1) Map your data and your role

  • Inventory data elements, sources, destinations, and enrichment signals.
  • Classify datasets as PHI, consumer health data, personal data, de-identified, or aggregated.
  • Determine whether you are a Covered Entity, Business Associate, or a non-HIPAA entity subject to state privacy laws and the FTC.

2) Choose a lawful path to value

  • License de-identified datasets or deliver aggregated insights with contractual no re-identification clauses.
  • Use a Limited Data Set with a Data Use Agreement for research or operations.
  • Rely on HIPAA authorization when you need identifiable data for commercial uses not otherwise permitted.
  • Where applicable, obtain a Consumer Health Data Authorization for collection, sharing, or sale under state law.
  • If you touch the EU or UK, treat health data as special category data under GDPR, use explicit consent or another narrow exception, and apply an approved cross-border transfer mechanism when moving data internationally.

3) Build privacy by design

  • Minimize data, segment environments, apply strong encryption, and enforce least-privilege access.
  • Adopt robust De-Identification Methods (expert determination, noise injection, tokenization) and validate utility vs. risk.
  • Eliminate or strictly govern advertising pixels and SDKs in health-related contexts.
  • Stand up clear notices, choice flows, and preference centers that match actual data uses.

4) Contracting and accountability

  • Execute BAAs, DUAs, and processor agreements with precise purpose, retention, and security terms.
  • Set breach playbooks that satisfy HIPAA, HBNR, and state Data Breach Notification timelines.
  • Conduct DPIAs or risk assessments for sensitive processing and maintain auditable records.

5) Monetization models that travel well

  • On-premise or virtual clean rooms where customers run queries without removing raw data.
  • Syndication of de-identified cohorts and trend analytics with k-anonymity thresholds.
  • Outcome-based services (e.g., risk scoring delivered as an API) that keep identifiers in your environment.

Conclusion

Successful health data monetization starts with scoping: know whether you are dealing with PHI under HIPAA, consumer health data under state law, or GDPR special category data. Use de-identification, explicit permissions, and cost-based research pathways to stay compliant, and reinforce everything with strong security, truthful disclosures, and disciplined vendor controls. When in doubt, tighten purposes, reduce data, and document your justification.

FAQs

What are the key HIPAA rules impacting health data monetization?

Three pillars dominate: the Privacy Rule’s limits on use and disclosure (including the prohibition on selling PHI without authorization), the Security Rule’s safeguard requirements for electronic PHI, and the Breach Notification Rule’s duties after incidents.

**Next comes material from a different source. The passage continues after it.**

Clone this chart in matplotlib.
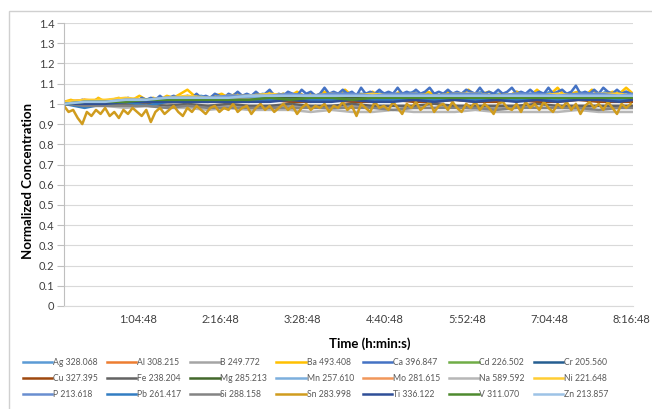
import numpy as np
import matplotlib
matplotlib.use("Agg")
import matplotlib.pyplot as plt
from matplotlib.patches import Rectangle

plt.rcParams['font.family'] = ['Lato', 'DejaVu Sans']

# sampling times in minutes
t_dense = np.arange(0, 497, 4)      # Sn, Ca
t_fine = np.arange(0, 499, 6)       # Ag, Ba
t_coarse = np.append(np.arange(0, 487, 18), 498)   # smoother channels

tick_labels = ['1:04:48', '2:16:48', '3:28:48', '4:40:48', '5:52:48', '7:04:48', '8:16:48']

names = ['Ag 328.068', 'Al 308.215', 'B 249.772', 'Ba 493.408', 'Ca 396.847', 'Cd 226.502', 'Cr 205.560',
         'Cu 327.395', 'Fe 238.204', 'Mg 285.213', 'Mn 257.610', 'Mo 281.615', 'Na 589.592', 'Ni 221.648',
         'P 213.618', 'Pb 261.417', 'Si 288.158', 'Sn 283.998', 'Ti 336.122', 'V 311.070', 'Zn 213.857']

colors = ['#5B9BD5', '#ED7D31', '#A5A5A5', '#FFC000', '#4472C4', '#70AD47', '#255E91',
          '#9E480E', '#636363', '#43682B', '#7CAFDD', '#F1975A', '#B7B7B7', '#FFCD33',
          '#698ED0', '#327DC2', '#848484', '#D09C1E', '#2F4F98', '#4E8A2F', '#9DC3E6']

# noisy channels
sn = [0.99, 0.96, 0.97, 0.93, 0.90, 0.96, 0.94, 0.97, 0.95, 0.98, 0.94, 0.96, 0.93, 0.97, 0.95,
      0.98, 0.96, 0.94, 0.97, 0.91, 0.96, 0.98, 0.95, 0.97, 0.99, 0.96, 0.94, 0.98, 0.96, 0.99,
      0.97, 0.95, 0.98, 0.99, 0.96, 0.98, 0.97, 1.00, 0.96, 0.98, 0.99, 0.95, 0.98, 1.00, 0.97,
      0.99, 0.96, 0.98, 1.00, 0.97, 0.99, 0.95, 0.98, 1.00, 0.97, 0.99, 0.98, 1.00, 0.96, 0.99,
      0.98, 1.01, 0.97, 0.99, 0.94, 1.00, 0.98, 0.96, 1.01, 0.98, 0.99, 0.97, 1.01, 0.98, 0.95,
      1.00, 0.98, 1.01, 0.97, 0.99, 1.01, 0.96, 0.99, 1.00, 0.97, 1.01, 0.98, 0.96, 1.00, 0.98,
      1.01, 0.97, 1.00, 0.98, 0.95, 1.00, 1.01, 0.98, 0.97, 1.00, 0.96, 1.01, 0.98, 1.00, 0.97,
      1.01, 0.98, 0.96, 1.00, 0.98, 1.01, 0.97, 1.00, 0.95, 0.99, 1.01, 0.98, 1.00, 0.97, 1.01,
      0.98, 0.95, 1.00, 0.98, 1.00]
ca = [1.00, 1.01, 1.00, 1.01, 1.02, 1.00, 1.01, 1.02, 1.01, 1.00, 1.02, 1.01, 1.02, 1.01, 1.03,
      1.02, 1.01, 1.03, 1.02, 1.03, 1.02, 1.04, 1.02, 1.03, 1.04, 1.03, 1.02, 1.04, 1.03, 1.05,
      1.03, 1.04, 1.03, 1.05, 1.04, 1.03, 1.05, 1.04, 1.06, 1.04, 1.05, 1.04, 1.06, 1.04, 1.05,
      1.07, 1.04, 1.05, 1.04, 1.06, 1.05, 1.04, 1.07, 1.05, 1.06, 1.04, 1.05, 1.08, 1.05, 1.06,
      1.05, 1.07, 1.05, 1.06, 1.04, 1.08, 1.05, 1.06, 1.05, 1.07, 1.05, 1.06, 1.05, 1.08, 1.05,
      1.06, 1.05, 1.07, 1.05, 1.06, 1.08, 1.05, 1.06, 1.05, 1.07, 1.05, 1.06, 1.05, 1.07, 1.06,
      1.05, 1.08, 1.05, 1.06, 1.05, 1.07, 1.05, 1.06, 1.08, 1.05, 1.06, 1.05, 1.07, 1.05, 1.06,
      1.05, 1.08, 1.05, 1.06, 1.07, 1.05, 1.06, 1.09, 1.05, 1.06, 1.05, 1.07, 1.05, 1.08, 1.06,
      1.05, 1.07, 1.05, 1.06, 1.05]
ag = [1.00, 1.00, 1.01, 1.00, 1.01, 1.02, 1.01, 1.01, 1.02, 1.01, 1.02, 1.02,
      1.02, 1.02, 1.03, 1.02, 1.03, 1.03, 1.02, 1.03, 1.04, 1.03, 1.03, 1.04,
      1.03, 1.04, 1.04, 1.03, 1.04, 1.05, 1.04, 1.04, 1.05, 1.04, 1.05, 1.04,
      1.05, 1.04, 1.05, 1.04, 1.05, 1.06, 1.04, 1.05, 1.05, 1.04, 1.06, 1.05,
      1.04, 1.05, 1.05, 1.06, 1.04, 1.05, 1.05, 1.04, 1.06, 1.05, 1.05, 1.04,
      1.05, 1.06, 1.04, 1.05, 1.05, 1.04, 1.06, 1.05, 1.05, 1.04, 1.05, 1.06,
      1.05, 1.04, 1.05, 1.06, 1.05, 1.05, 1.04, 1.06, 1.05, 1.05, 1.06, 1.05]
ba = [1.01, 1.02, 1.01, 1.02, 1.00, 1.03, 1.01, 1.02, 1.03, 1.01, 1.02, 1.04,
      1.02, 1.03, 1.02, 1.04, 1.03, 1.05, 1.07, 1.04, 1.03, 1.03, 1.04, 1.05,
      1.03, 1.05, 1.04, 1.03, 1.05, 1.04, 1.06, 1.04, 1.05, 1.04, 1.06, 1.04,
      1.05, 1.04, 1.06, 1.04, 1.05, 1.07, 1.04, 1.05, 1.04, 1.06, 1.04, 1.05,
      1.04, 1.06, 1.04, 1.05, 1.04, 1.06, 1.05, 1.04, 1.06, 1.04, 1.05, 1.07,
      1.04, 1.05, 1.06, 1.04, 1.05, 1.04, 1.06, 1.05, 1.04, 1.07, 1.04, 1.05,
      1.08, 1.04, 1.05, 1.06, 1.04, 1.07, 1.05, 1.04, 1.06, 1.05, 1.08, 1.05]

# smoother channels
al = [1.01, 1.02, 1.01, 1.01, 1.02, 1.01, 1.02, 1.02, 1.01, 1.02, 1.02, 1.02, 1.02, 1.03, 1.02,
      1.02, 1.03, 1.02, 1.02, 1.03, 1.02, 1.02, 1.03, 1.02, 1.02, 1.03, 1.02, 1.02, 1.02]
b = [1.00, 0.99, 1.00, 0.99, 0.99, 1.00, 0.99, 0.99, 0.99, 0.98, 0.99, 0.99, 0.98, 0.99, 0.99,
     0.98, 0.99, 0.98, 0.98, 0.99, 0.98, 0.98, 0.99, 0.98, 0.98, 0.98, 0.99, 0.98, 0.98]
cd = [1.00, 1.01, 1.01, 1.01, 1.02, 1.02, 1.02, 1.02, 1.03, 1.03, 1.03, 1.03, 1.03, 1.03, 1.04,
      1.03, 1.03, 1.04, 1.03, 1.03, 1.04, 1.03, 1.03, 1.03, 1.04, 1.03, 1.03, 1.03, 1.03]
cr = [1.00, 1.00, 1.01, 1.01, 1.01, 1.01, 1.02, 1.01, 1.02, 1.02, 1.02, 1.02, 1.02, 1.02, 1.02,
      1.02, 1.02, 1.02, 1.02, 1.02, 1.02, 1.02, 1.02, 1.02, 1.02, 1.02, 1.02, 1.02, 1.02]
cu = [1.00, 1.00, 1.01, 1.00, 1.01, 1.01, 1.01, 1.01, 1.01, 1.01, 1.02, 1.01, 1.01, 1.02, 1.01,
      1.01, 1.02, 1.01, 1.01, 1.02, 1.01, 1.01, 1.02, 1.01, 1.01, 1.02, 1.01, 1.01, 1.01]
fe = [1.00, 1.00, 0.99, 1.00, 1.00, 0.99, 1.00, 0.99, 1.00, 0.99, 0.99, 1.00, 0.99, 0.99, 1.00,
      0.99, 0.99, 0.99, 1.00, 0.99, 0.99, 0.99, 0.99, 1.00, 0.99, 0.99, 0.99, 0.99, 0.99]
mg = [1.00, 1.01, 1.01, 1.01, 1.02, 1.02, 1.02, 1.02, 1.02, 1.03, 1.03, 1.03, 1.03, 1.03, 1.03,
      1.03, 1.03, 1.03, 1.03, 1.03, 1.03, 1.03, 1.03, 1.03, 1.03, 1.03, 1.03, 1.03, 1.03]
mn = [1.00, 1.01, 1.01, 1.02, 1.02, 1.02, 1.03, 1.03, 1.03, 1.03, 1.04, 1.04, 1.04, 1.04, 1.04,
      1.04, 1.04, 1.04, 1.04, 1.04, 1.04, 1.04, 1.04, 1.04, 1.04, 1.04, 1.04, 1.04, 1.04]
mo = [1.00, 1.01, 1.01, 1.01, 1.01, 1.02, 1.01, 1.02, 1.02, 1.02, 1.02, 1.02, 1.02, 1.02, 1.02,
      1.02, 1.02, 1.02, 1.02, 1.02, 1.02, 1.02, 1.02, 1.02, 1.02, 1.02, 1.02, 1.02, 1.02]
na = [1.00, 0.99, 0.99, 0.98, 0.99, 0.98, 0.98, 0.97, 0.98, 0.97, 0.97, 0.97, 0.96, 0.97, 0.96,
      0.96, 0.97, 0.96, 0.96, 0.96, 0.97, 0.96, 0.96, 0.96, 0.96, 0.97, 0.96, 0.96, 0.96]
ni = [1.01, 1.02, 1.02, 1.03, 1.02, 1.03, 1.04, 1.03, 1.04, 1.04, 1.05, 1.04, 1.04, 1.05, 1.04,
      1.05, 1.04, 1.05, 1.04, 1.05, 1.05, 1.04, 1.05, 1.04, 1.05, 1.04, 1.05, 1.05, 1.04]
p = [1.00, 1.01, 1.01, 1.02, 1.02, 1.03, 1.03, 1.03, 1.04, 1.04, 1.04, 1.05, 1.04, 1.05, 1.05,
     1.04, 1.05, 1.05, 1.04, 1.05, 1.05, 1.04, 1.05, 1.05, 1.04, 1.05, 1.05, 1.04, 1.05]
pb = [1.00, 0.98, 1.00, 1.01, 0.99, 1.01, 1.01, 1.01, 1.02, 1.01, 1.02, 1.02, 1.02, 1.02, 1.02,
      1.02, 1.02, 1.02, 1.02, 1.02, 1.02, 1.02, 1.02, 1.02, 1.02, 1.02, 1.02, 1.02, 1.02]
si = [1.00, 0.99, 0.99, 0.99, 0.99, 0.98, 0.99, 0.98, 0.98, 0.98, 0.98, 0.98, 0.98, 0.98, 0.98,
      0.98, 0.97, 0.98, 0.98, 0.98, 0.98, 0.97, 0.98, 0.98, 0.98, 0.98, 0.97, 0.98, 0.98]
ti = [1.00, 1.00, 1.00, 1.01, 1.01, 1.01, 1.01, 1.01, 1.01, 1.01, 1.01, 1.02, 1.01, 1.01, 1.02,
      1.01, 1.01, 1.02, 1.01, 1.02, 1.01, 1.02, 1.01, 1.02, 1.01, 1.02, 1.02, 1.01, 1.02]
v = [1.00, 1.01, 1.01, 1.01, 1.02, 1.02, 1.02, 1.02, 1.02, 1.02, 1.03, 1.02, 1.03, 1.03, 1.02,
     1.03, 1.03, 1.03, 1.03, 1.03, 1.03, 1.03, 1.03, 1.03, 1.03, 1.03, 1.03, 1.03, 1.03]
zn = [1.00, 1.01, 1.01, 1.02, 1.02, 1.03, 1.03, 1.03, 1.03, 1.04, 1.04, 1.04, 1.04, 1.04, 1.04,
      1.04, 1.04, 1.04, 1.04, 1.04, 1.04, 1.04, 1.04, 1.04, 1.04, 1.04, 1.04, 1.04, 1.04]

series = [(t_fine, ag), (t_coarse, al), (t_coarse, b), (t_fine, ba), (t_dense, ca), (t_coarse, cd),
          (t_coarse, cr), (t_coarse, cu), (t_coarse, fe), (t_coarse, mg), (t_coarse, mn),
          (t_coarse, mo), (t_coarse, na), (t_coarse, ni), (t_coarse, p), (t_coarse, pb),
          (t_coarse, si), (t_dense, sn), (t_coarse, ti), (t_coarse, v), (t_coarse, zn)]

fig = plt.figure(figsize=(6.52, 4.09), dpi=100)
ax = fig.add_axes([64 / 652, 1 - 306 / 409, 569 / 652, 283 / 409])

handles = []
for (tt, yy), name, c in zip(series, names, colors):
    h, = ax.plot(tt, yy, color=c, lw=1.8, label=name)
    handles.append(h)

ax.set_xlim(0, 498)
ax.set_ylim(0, 1.4)
ax.set_yticks(np.arange(0, 1.41, 0.1))
ax.set_yticklabels(['0'] + ['%g' % round(x, 1) for x in np.arange(0.1, 1.41, 0.1)])

tick_pos = []
for s in tick_labels:
    h_, m_, s_ = [int(k) for k in s.split(':')]
    tick_pos.append(h_ * 60 + m_ + s_ / 60)
ax.set_xticks(tick_pos, tick_labels)

ax.grid(axis='y', color='#d9d9d9', lw=0.8)
ax.set_axisbelow(True)
for sp in ['top', 'right']:
    ax.spines[sp].set_visible(False)
ax.spines['left'].set_color('#bfbfbf')
ax.spines['bottom'].set_color('#d9d9d9')
ax.tick_params(axis='y', length=5, color='#bfbfbf', labelsize=8, labelcolor='#404040', pad=2)
ax.tick_params(axis='x', length=0, labelsize=8, labelcolor='#404040', pad=6)

fig.text(370 / 652, 1 - 344 / 409, 'Time (h:min:s)', ha='center', va='center',
         fontsize=9.5, fontweight='bold', color='#000000')
fig.text(28 / 652, 1 - 181 / 409, 'Normalized Concentration', ha='center', va='center',
         rotation=90, fontsize=9.5, fontweight='bold', color='#000000')

# legend, row-major order like the original
order = [r * 7 + c for c in range(7) for r in range(3)]
fig.legend([handles[i] for i in order], [names[i] for i in order], ncol=7,
           loc='upper left', bbox_to_anchor=(23 / 652, 1 - 358 / 409), frameon=False,
           fontsize=6.2, handlelength=3.4, handletextpad=0.1, columnspacing=1.05,
           labelspacing=0.8, labelcolor='#595959', borderaxespad=0, borderpad=0)

# chart frame (cropped on the right and bottom)
fig.patches.append(Rectangle((8.5 / 652, -0.05), 1.0, (409 - 11) / 409 + 0.05,
                             transform=fig.transFigure, fill=False, edgecolor='#d0d0d0', lw=1))

fig.savefig('out.png', dpi=100)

Add “minimum necessary,” Business Associate oversight, and HIPAA-compliant de-identification if you plan to commercialize insights rather than identifiable data.

How do state laws differ from HIPAA in regulating health data?

HIPAA focuses on PHI handled by Covered Entities and Business Associates. State laws reach far beyond, regulating consumer health data collected by apps, platforms, and data brokers, imposing opt-outs or opt-ins, requiring Consumer Health Data Authorization for certain activities, restricting geofencing, and granting access, deletion, and correction rights—even when no traditional health provider is involved.

What methods are approved for de-identifying health data?

HIPAA recognizes two routes: Safe Harbor (removal of 18 direct identifiers with no actual knowledge of identifiability) and Expert Determination (a qualified expert finds a very small re-identification risk using statistical or scientific methods). A Limited Data Set is a separate option for specific purposes under a Data Use Agreement but is not fully de-identified.

When must a breach notification be issued?

Under HIPAA, notify affected individuals without unreasonable delay and no later than 60 days after discovery; large breaches also require regulator and media notices. The FTC’s Health Breach Notification Rule imposes similar timelines on non-HIPAA health apps and personal health record vendors. State breach laws may set additional deadlines and content requirements, so plan for the most stringent rule that applies.